Personal information
- Full name: Gustavus Kirkham Faulkner
- Born: 1893 Walton-on-the-Hill, Surrey, England
- Died: 6 August 1976 (aged 82) Chichester, West Sussex, England
- Sporting nationality: England

Career
- Status: Professional
- Professional wins: 1

Best results in major championships
- Masters Tournament: DNP
- PGA Championship: DNP
- U.S. Open: DNP
- The Open Championship: T12: 1931

= Gus Faulkner =

English golfer (1893–1976)

Gustavus Kirkham Faulkner (1893 – 6 August 1976) was an English professional golfer, best known as the father of Max Faulkner, the winner of the 1951 Open Championship. He won the Welsh Professional Championship in 1922 and was tied for 12th in the 1931 Open Championship.

==Early life==
Faulkner was born Walton-on-the-Hill, Surrey in 1893. He was brought up near Walton Heath Golf Club and was an assistant to James Braid before World War I. He competed in the qualifying stage of the 1914 Perrier Water Assistant Professionals' Tournament, an event whose final stages were later cancelled because of the war.

==Golf career==
After World War I, Faulkner took a position at Pennard Golf Club on the Gower Peninsula in south Wales. Faulkner played regularly in domestic and national tournaments. He won the Welsh Professional Championship in 1922 at Rhos-on-Sea Golf Club. He had tied with James Horn on 292 for the 72 holes but won the 36-hole playoff the following day, scoring 148 to Horn's 151. He tied again in 1923, this time with Jack Milner, but this time lost the 36-hole playoff by a single stroke, having been 6 behind at lunch.

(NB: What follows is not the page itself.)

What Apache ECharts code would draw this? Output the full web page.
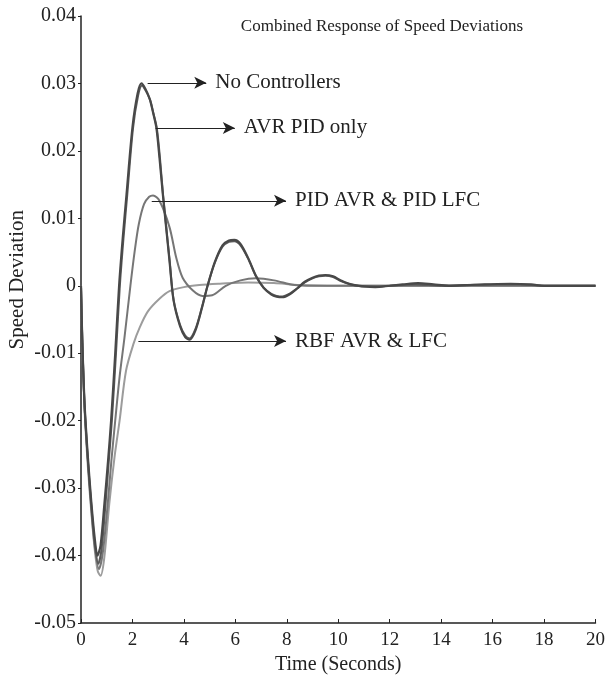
<!DOCTYPE html>
<html>
<head>
<meta charset="utf-8">
<script src="https://cdn.jsdelivr.net/npm/echarts@6/dist/echarts.min.js"></script>
<style>
    html, body { margin: 0; padding: 0; background: #fff; }
    #chart { width: 608px; height: 686px; }
</style>
</head>
<body>
<div id="chart"></div>
<script>
    // time (s) / speed deviation pairs
    var noCtrlT = [0, 0.05, 0.14, 0.27, 0.4, 0.53, 0.64, 0.76, 0.91, 1.05, 1.17, 1.33, 1.48, 1.62, 1.77, 2.0, 2.2, 2.35, 2.5, 2.67, 2.8, 2.93, 3.05, 3.18, 3.44, 3.6, 3.85, 4.05, 4.22, 4.45, 4.7, 4.92, 5.2, 5.5, 5.75, 5.96, 6.2, 6.5, 6.8, 7.1, 7.4, 7.6, 7.83, 8.1, 8.4, 8.7, 9.0, 9.25, 9.5, 9.8, 10.1, 10.5, 11.0, 11.44, 12.0, 12.5, 13.1, 13.7, 14.3, 15.0, 15.7, 16.7, 17.5, 18.0, 19.0, 20];
    var noCtrlV = [0, -0.008, -0.0175, -0.0255, -0.032, -0.0373, -0.0400, -0.0385, -0.0323, -0.026, -0.020, -0.010, 0, 0.007, 0.0136, 0.0235, 0.0285, 0.0300, 0.0292, 0.0277, 0.0257, 0.0234, 0.019, 0.0136, 0.0037, -0.0022, -0.006, -0.0076, -0.0080, -0.0066, -0.0033, 0, 0.0035, 0.006, 0.0067, 0.0068, 0.0062, 0.0041, 0.0015, -0.0003, -0.0013, -0.0016, -0.0017, -0.0013, -0.0004, 0.0006, 0.0012, 0.0015, 0.0016, 0.0014, 0.0008, 0.0002, -0.0001, -0.0002, 0, 0.0002, 0.0004, 0.0002, 0, 0.0001, 0.0002, 0.0003, 0.0002, 0, 0, 0];

    var avrPidT = [0, 0.05, 0.14, 0.27, 0.4, 0.53, 0.67, 0.8, 0.95, 1.08, 1.2, 1.36, 1.51, 1.65, 1.8, 2.02, 2.22, 2.37, 2.52, 2.69, 2.82, 2.95, 3.07, 3.19, 3.45, 3.6, 3.85, 4.05, 4.22, 4.45, 4.7, 4.92, 5.2, 5.5, 5.75, 5.96, 6.2, 6.5, 6.8, 7.1, 7.4, 7.6, 7.83, 8.1, 8.4, 8.7, 9.0, 9.25, 9.5, 9.8, 10.1, 10.5, 11.0, 11.5, 12.0, 13.0, 14.0, 15.0, 16.0, 17.0, 18.0, 19.0, 20];
    var avrPidV = [0, -0.008, -0.0178, -0.026, -0.0325, -0.038, -0.0412, -0.039, -0.0325, -0.026, -0.020, -0.010, 0, 0.007, 0.0136, 0.0233, 0.0282, 0.0297, 0.0289, 0.0275, 0.0255, 0.0233, 0.0189, 0.0135, 0.0036, -0.0021, -0.0058, -0.0074, -0.0078, -0.0064, -0.0032, 0, 0.0034, 0.0058, 0.0065, 0.0066, 0.006, 0.004, 0.0014, -0.0003, -0.0012, -0.0015, -0.0016, -0.0012, -0.0004, 0.0005, 0.0011, 0.0014, 0.0015, 0.0013, 0.0007, 0.0002, -0.0001, -0.0001, 0, 0.0002, 0, 0.0001, 0.0002, 0.0002, 0, 0, 0];

    var pidT = [0, 0.05, 0.14, 0.27, 0.4, 0.53, 0.7, 0.85, 1.04, 1.18, 1.33, 1.5, 1.69, 1.92, 2.1, 2.25, 2.45, 2.65, 2.8, 3.05, 3.44, 3.7, 3.95, 4.35, 4.72, 5.1, 5.63, 6.2, 6.8, 7.5, 8.3, 9.0, 10.0, 12.0, 14.0, 16.0, 18.0, 20];
    var pidV = [0, -0.008, -0.018, -0.0262, -0.033, -0.0385, -0.0420, -0.0395, -0.0323, -0.026, -0.020, -0.0135, -0.0077, 0, 0.0055, 0.0092, 0.0121, 0.0132, 0.0134, 0.0126, 0.0087, 0.0042, 0.0012, -0.0007, -0.0015, -0.0014, 0, 0.0008, 0.0011, 0.0008, 0.0001, 0, 0, 0, 0, 0, 0, 0];

    var rbfT = [0, 0.05, 0.14, 0.27, 0.4, 0.53, 0.65, 0.76, 0.9, 1.1, 1.3, 1.5, 1.75, 2.05, 2.28, 2.6, 3.06, 3.44, 4.0, 4.6, 5.4, 6.5, 7.5, 8.5, 10.0, 12.0, 14.0, 16.0, 18.0, 20];
    var rbfV = [0, -0.0085, -0.0185, -0.027, -0.0335, -0.039, -0.0423, -0.0430, -0.0405, -0.0323, -0.0255, -0.020, -0.0126, -0.0085, -0.0062, -0.0038, -0.0019, -0.0008, -0.0002, 0.0001, 0.0003, 0.0005, 0.0004, 0.0001, 0, 0, 0, 0, 0, 0];

    var xTicks = [0, 2, 4, 6, 8, 10, 12, 14, 16, 18, 20];
    var yTicks = [-0.05, -0.04, -0.03, -0.02, -0.01, 0, 0.01, 0.02, 0.03, 0.04];

    // annotation arrows: [label, start t, tip t, level]
    var notes = [
        ['No Controllers', 2.59, 4.87, 0.0301],
        ['AVR PID only', 2.9, 5.98, 0.0234],
        ['PID AVR & PID LFC', 2.75, 7.97, 0.0126],
        ['RBF AVR & LFC', 2.23, 7.97, -0.0082]
    ];

    var serif = 'Liberation Serif';

    function pairs(t, v) {
        return t.map(function (x, i) { return [x, v[i]]; });
    }

    var arrowLines = notes.map(function (n) {
        return [
            {coord: [n[1], n[3]]},
            {coord: [n[2], n[3]], label: {formatter: n[0]}}
        ];
    });

    var chart = echarts.init(document.getElementById('chart'), null, {renderer: 'canvas'});

    var option = {
        animation: false,
        backgroundColor: '#fff',
        title: {
            text: 'Combined Response of Speed Deviations',
            left: 377,
            top: 13,
            textAlign: 'center',
            textStyle: {fontFamily: serif, fontWeight: 'normal', fontSize: 17, color: '#222'}
        },
        graphic: [{
            type: 'text',
            left: 7,
            top: 210,
            rotation: Math.PI / 2,
            style: {
                text: 'Speed Deviation',
                font: '21px "Liberation Serif"',
                fill: '#222'
            }
        }],
        grid: {left: 81, right: 10, top: 16, bottom: 63},
        xAxis: {
            type: 'value',
            min: 0,
            max: 20,
            interval: 2,
            name: 'Time (Seconds)',
            nameLocation: 'middle',
            nameGap: 26,
            nameTextStyle: {fontFamily: serif, fontSize: 20, color: '#222'},
            axisLine: {onZero: false, lineStyle: {color: '#222', width: 1.5}},
            axisTick: {inside: true, length: 4, lineStyle: {color: '#222'}},
            axisLabel: {
                fontFamily: serif, fontSize: 19, color: '#222', margin: 8,
                formatter: function (v) { return xTicks.indexOf(v) >= 0 ? String(v) : ''; }
            },
            splitLine: {show: false}
        },
        yAxis: {
            type: 'value',
            min: -0.05,
            max: 0.04,
            interval: 0.01,
            axisLine: {show: true, lineStyle: {color: '#222', width: 1.5}},
            axisTick: {show: true, length: 3, lineStyle: {color: '#222'}},
            axisLabel: {
                fontFamily: serif, fontSize: 20, color: '#222', margin: 5,
                formatter: function (v) {
                    var r = Math.round(v * 100) / 100;
                    return r === 0 ? '0' : r.toFixed(2);
                }
            },
            splitLine: {show: false}
        },
        series: [{
            name: 'RBF AVR & LFC',
            type: 'line',
            data: pairs(rbfT, rbfV),
            smooth: 0.3,
            showSymbol: false,
            lineStyle: {color: '#9c9c9c', width: 2}
        }, {
            name: 'PID AVR & PID LFC',
            type: 'line',
            data: pairs(pidT, pidV),
            smooth: 0.3,
            showSymbol: false,
            lineStyle: {color: '#767676', width: 2}
        }, {
            name: 'AVR PID only',
            type: 'line',
            data: pairs(avrPidT, avrPidV),
            smooth: 0.3,
            showSymbol: false,
            lineStyle: {color: '#5a5a5a', width: 2}
        }, {
            name: 'No Controllers',
            type: 'line',
            data: pairs(noCtrlT, noCtrlV),
            smooth: 0.3,
            showSymbol: false,
            lineStyle: {color: '#484848', width: 2.2},
            markLine: {
                silent: true,
                symbol: ['none', 'arrow'],
                symbolSize: [9, 12],
                lineStyle: {color: '#222', width: 1, type: 'solid'},
                label: {
                    show: true,
                    position: 'end',
                    distance: 9,
                    fontFamily: serif,
                    fontSize: 21,
                    color: '#222'
                },
                data: arrowLines
            }
        }]
    };

    chart.setOption(option);
</script>
</body>
</html>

In 1926 Faulkner took a position at a golf facility in Regent's Park but the following year took a position at Bramley Golf Club where he remained until 1945. After leaving Bramley, Faulkner was briefly at West Bay, Dorset and Worlebury Golf Club, Weston-super-Mare. In 1948, together with his son, Max, they bought Selsey Golf Club in Sussex. The purpose of this was to provide Max with practice facilities to help him win the Open Championship. They remained the owners until selling the lease in 1957.

==Personal life==
Faulkner married Ellen Eliza Hussey in 1915. They had three children, Max (1916–2005), who won the 1951 Open Championship, Reginald (born 1918) and Frank (1919–1941). Frank was an assistant professional to his father at Bramley before World War II but was killed in a road traffic accident near Cambridge, while serving as a corporal in the Army, aged 21.

==Death==
Faulkner died in West Sussex on 6 August 1976 aged 82.

==Professional wins (1)==
- 1922 Welsh Professional Championship

==Results in major championships==

| Tournament | 1920 | 1921 | 1922 | 1923 | 1924 | 1925 | 1926 | 1927 | 1928 | 1929 | 1930 | 1931 |
|---|---|---|---|---|---|---|---|---|---|---|---|---|
| The Open Championship | WD |  | T28 |  |  |  | CUT |  | T33 | CUT |  | T12 |

Note: Faulkner only played in The Open Championship.